Activist finally free of contempt counts

McLEAN, Va. — Federal prosecutors Friday dropped all charges against a Palestinian activist whose criminal contempt case had sat in limbo for five years in front of a skeptical judge.

Former University of South Florida professor Sami Al-Arian had been a target of the Justice Department for more than a decade. He initially was charged with playing a leadership role in the terrorist group Palestinian Islamic Jihad. He ended up taking a plea bargain on greatly reduced charges after a jury failed to convict him after a lengthy trial.

After accepting the plea deal in Tampa, Fla., in 2006, it had been expected that Al-Arian would be deported.

Instead, the legal saga continued when prosecutors in Alexandria sought his testimony in a separate investigation.
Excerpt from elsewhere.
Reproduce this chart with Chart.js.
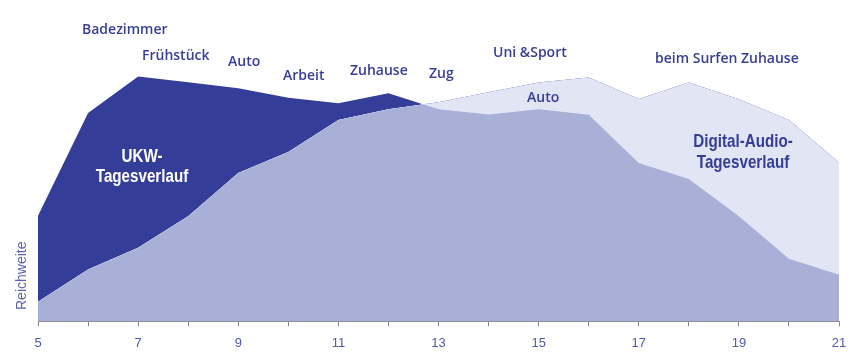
<!DOCTYPE html>
<html>
<head>
<meta charset="utf-8">
<script src="https://cdn.jsdelivr.net/npm/chart.js@4"></script>
<style>
html,body{margin:0;padding:0;background:#fff;}
#wrap{width:859px;height:364px;}
</style>
</head>
<body>
<div id="wrap"><canvas id="c" width="859" height="364"></canvas></div>
<script>
// Hours of the day (x axis)
const hours = [5, 6, 7, 8, 9, 10, 11, 12, 13, 14, 15, 16, 17, 18, 19, 20, 21];
// UKW daily reach (relative, 0-100)
const ukwReach = [35.3, 69.6, 81.8, 79.9, 77.9, 74.7, 72.9, 76.2, 70.9, 69.1, 70.9, 69.0, 52.9, 47.6, 35.1, 20.9, 15.6];
// Digital-Audio daily reach (relative, 0-100)
const digitalReach = [6.6, 17.3, 24.6, 35.1, 49.6, 56.6, 67.3, 70.9, 73.2, 76.5, 79.8, 81.5, 74.3, 79.8, 74.2, 67.3, 53.1];
// Labelled ticks
const tickLabels = [5, 7, 9, 11, 13, 15, 17, 19, 21];
// Activity annotations
const activityLabels = ["Badezimmer", "Frühstück", "Auto", "Arbeit", "Zuhause", "Zug", "Uni &Sport", "beim Surfen Zuhause", "Auto"];

const DARK = '#343d97';
const MID = '#a8b0d7';
const LIGHT = '#e1e5f4';
const TEXT = '#363f96';

const labelPos = [
  [82, 34], [142, 60], [228, 66], [283, 80], [350, 75.3], [429, 78.3],
  [493, 56.7], [655, 63.3], [527, 102.3]
];

function narrowText(ctx, text, cx, y) {
  ctx.save();
  ctx.translate(cx, y);
  ctx.scale(0.82, 1);
  ctx.fillText(text, 0, 0);
  ctx.restore();
}

const textPlugin = {
  id: 'texts',
  afterDraw(chart) {
    const ctx = chart.ctx;
    ctx.save();
    ctx.textBaseline = 'alphabetic';
    ctx.fillStyle = TEXT;
    ctx.font = '600 14px "Open Sans", sans-serif';
    ctx.textAlign = 'left';
    activityLabels.forEach((t, i) => {
      ctx.fillText(t, labelPos[i][0], labelPos[i][1]);
    });
    // series titles
    ctx.textAlign = 'center';
    ctx.font = 'bold 18.5px "Liberation Sans", Arial, sans-serif';
    ctx.fillStyle = '#ffffff';
    narrowText(ctx, 'UKW-', 142, 161.7);
    narrowText(ctx, 'Tagesverlauf', 142, 181.7);
    ctx.fillStyle = DARK;
    narrowText(ctx, 'Digital-Audio-', 743, 147.3);
    narrowText(ctx, 'Tagesverlauf', 743, 168.3);
    // y axis title
    ctx.translate(26, 310);
    ctx.rotate(-Math.PI / 2);
    ctx.textAlign = 'left';
    ctx.font = '14px "Liberation Sans", sans-serif';
    ctx.fillStyle = '#5a63ae';
    ctx.fillText('Reichweite', 0, 0);
    ctx.restore();
  }
};

new Chart(document.getElementById('c'), {
  type: 'line',
  data: {
    datasets: [
      {
        label: 'UKW',
        data: hours.map((h, i) => ({x: h, y: ukwReach[i]})),
        borderWidth: 0,
        borderColor: 'rgba(0,0,0,0)',
        pointRadius: 0,
        tension: 0,
        fill: {target: '+1', above: DARK, below: LIGHT}
      },
      {
        label: 'Digital-Audio',
        data: hours.map((h, i) => ({x: h, y: digitalReach[i]})),
        borderWidth: 0,
        borderColor: 'rgba(0,0,0,0)',
        pointRadius: 0,
        tension: 0,
        backgroundColor: MID,
        fill: 'origin'
      }
    ]
  },
  options: {
    responsive: false,
    animation: false,
    devicePixelRatio: 1,
    layout: {padding: {left: 38, right: 20, top: 22, bottom: 4}},
    plugins: {legend: {display: false}, tooltip: {enabled: false}},
    scales: {
      x: {
        type: 'linear',
        min: 5, max: 21,
        border: {display: true, color: '#8a8a8a', width: 1},
        grid: {drawOnChartArea: false, drawTicks: true, tickLength: 5, tickColor: '#8a8a8a'},
        ticks: {
          stepSize: 1, autoSkip: false, maxRotation: 0, padding: 9,
          color: '#4f59a9',
          font: {family: '"Liberation Sans", sans-serif', size: 13},
          callback: (v) => tickLabels.includes(v) ? String(v) : ''
        }
      },
      y: {display: false, min: 0, max: 100}
    }
  },
  plugins: [textPlugin]
});
</script>
</body>
</html>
Al-Arian refused, saying he had carefully negotiated the Florida plea deal to exclude the usual requirement to cooperate with government investigations.

But appellate courts ruled that prosecutors were within their rights to subpoena Al-Arian. In 2008, prosecutors in Virginia filed criminal contempt charges against Al-Arian for his refusal to testify despite a grant of immunity.

For the past five years, the case sat dormant on the court docket. Judge Leonie Brinkema questioned the government’s tactics and wondered whether prosecutors were violating the spirit of Al-Arian’s plea deal in Florida, if not the letter of it.

Prosecutors moved Friday to drop the case, and U.S. Judge Anthony Trenga quickly followed suit with a formal order of dismissal.